This post is part of the online study group and discusses Chapter 4 of David Niguidula’s book Demonstrating Student Mastery with Digital Badges and Portfolios, published by ASCD.
- How do we decide what’s “good” or, at least, “good enough”?
Over the years that I’ve worked with digital portfolios, there’s one key element that separates successful implementation from those that go through the motions: feedback.
If students are going to put in the effort to assemble a portfolio, they want to know that someone is going to pay attention to it. If at the end, all that happens is the student gets a “check-plus” or some such grade, students are much less likely to do a good job.
Badges themselves provide one level of feedback; when a teacher marks that a student has completed one of the requirements, and the student sees that they have filled in part of the digital badge, that visual cue is useful.
But perhaps more importantly, digital badges and portfolios offer an opportunity for schools to think about their assessment practices in new ways. In particular, the essential question asks, “How do we decide what’s good?” For many schools, the key word in that question is “we.” Schoolwide badges offer an opportunity for faculty to talk about what they collectively agree is “good enough.”

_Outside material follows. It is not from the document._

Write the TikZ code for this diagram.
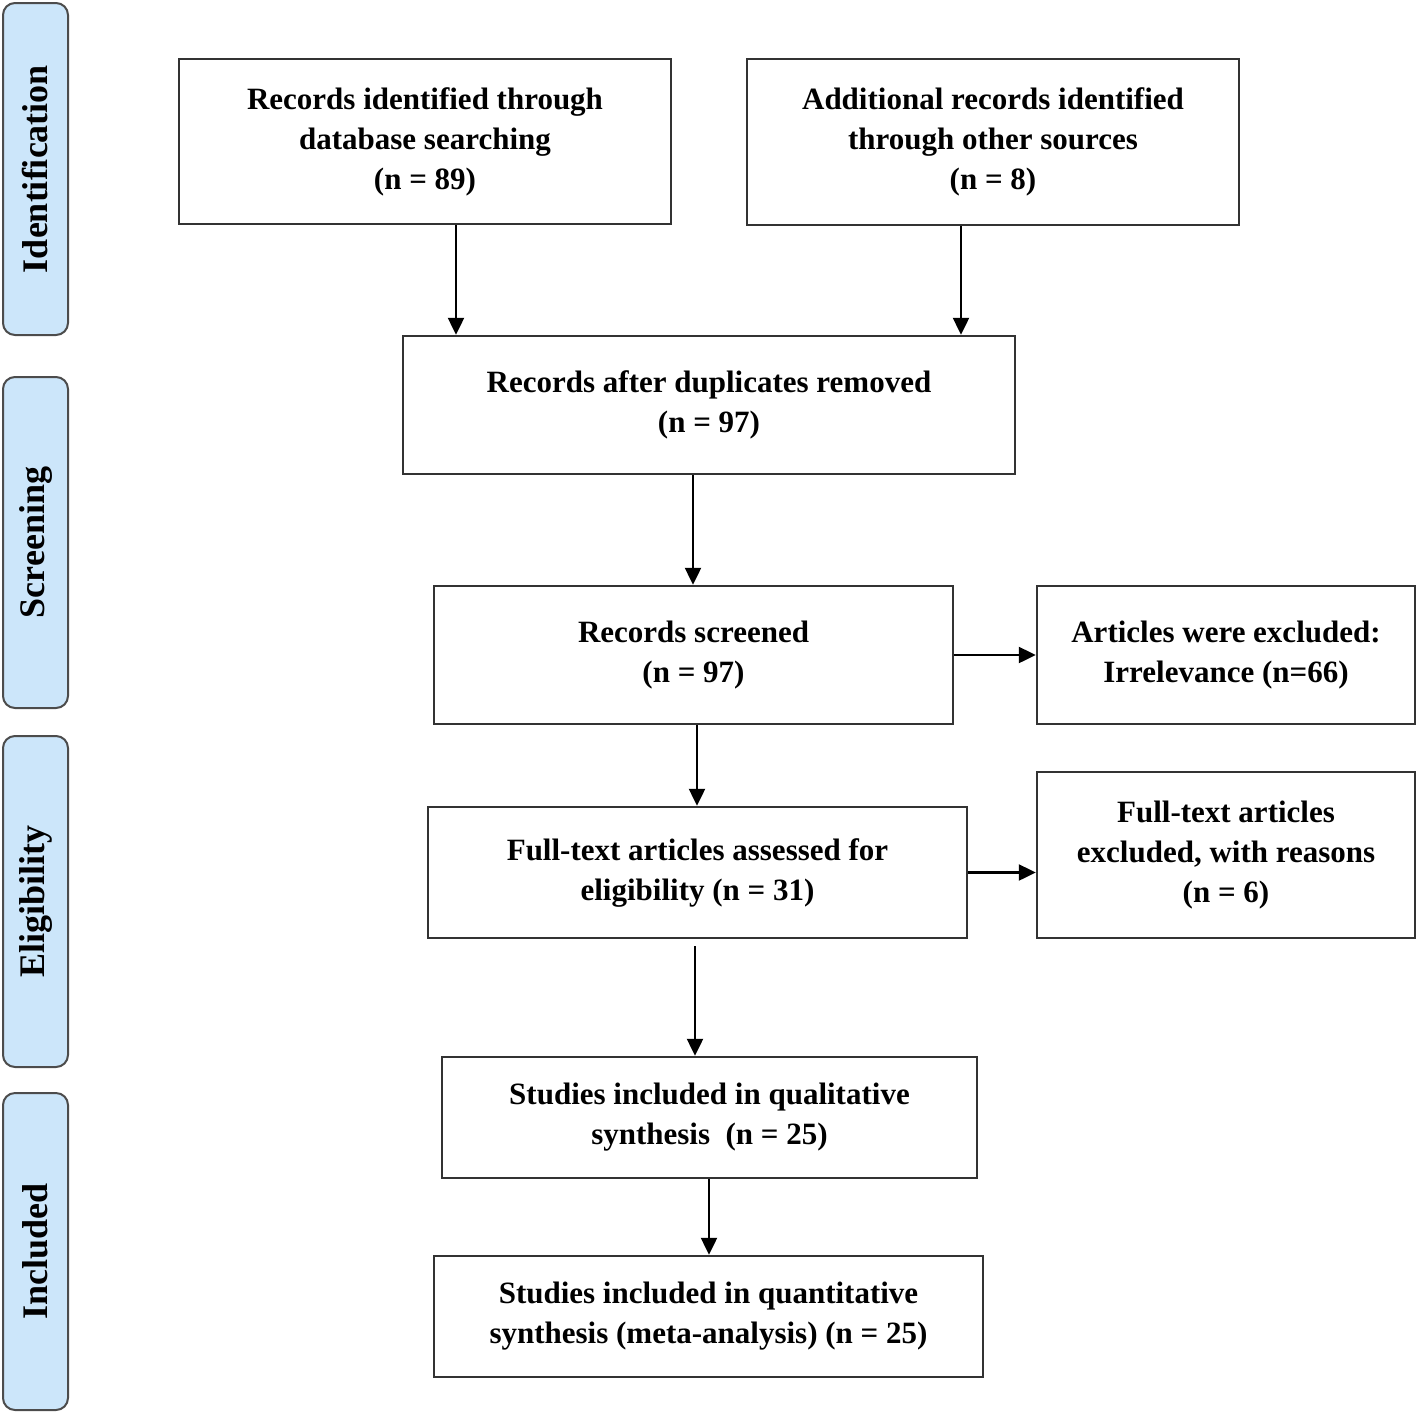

Chapter 4 of the book provides a few strategies for schools to think about the assessment work:
- Common Rubrics. When students submit work for a badge, you can have that work assessed with the same rubric. For example, if part of a science badge is to submit a lab report, your school could use (or create) a common rubric. This way, if a student submits a sample from biology or chemistry or earth science, the teachers can use the same lab report rubric and focus on the same qualities. (A quick note – this is NOT implying that all tasks have to be assessed with common rubrics; teachers can certainly personalize their assignments by adding task-specific rows to the common rubric.)
- Calibration. In a calibration exercise, teachers get together and score a few pieces of student work with the same rubric. The idea is to see where teachers agree and disagree on the scores, and to come to a consensus about what qualifies as “meeting” expectations. By doing this on a few student entries (particularly those near the “meeting” / “not meeting” line), schools can gain more consistency in the scoring.
- Focusing on common skills, such as “problem solving.” It can help to go beyond the specific content-area skills, and to look at the “soft skills” that come up in all classes. Creating or using a rubric for items such as “problem solving,” “working collaboratively” or “demonstrating citizenship” can help define what we really mean by those terms.
It’s easy, when thinking about digital badges and portfolios, to focus on the process of assembling the student work. Deciding what goes in, what tasks are badge-worthy, and figuring out the logistics of uploading are all, of course, legitimate items for a school to work on. Still, if you want to make the portfolios “stick,” and have a lifetime that extends beyond a pilot stage, schools need to pay attention to how the work will be assessed – and take the time to have the conversations among faculty and students about what it really means for work to be worthy of a badge.
What changes in your assessment practices have worked for you?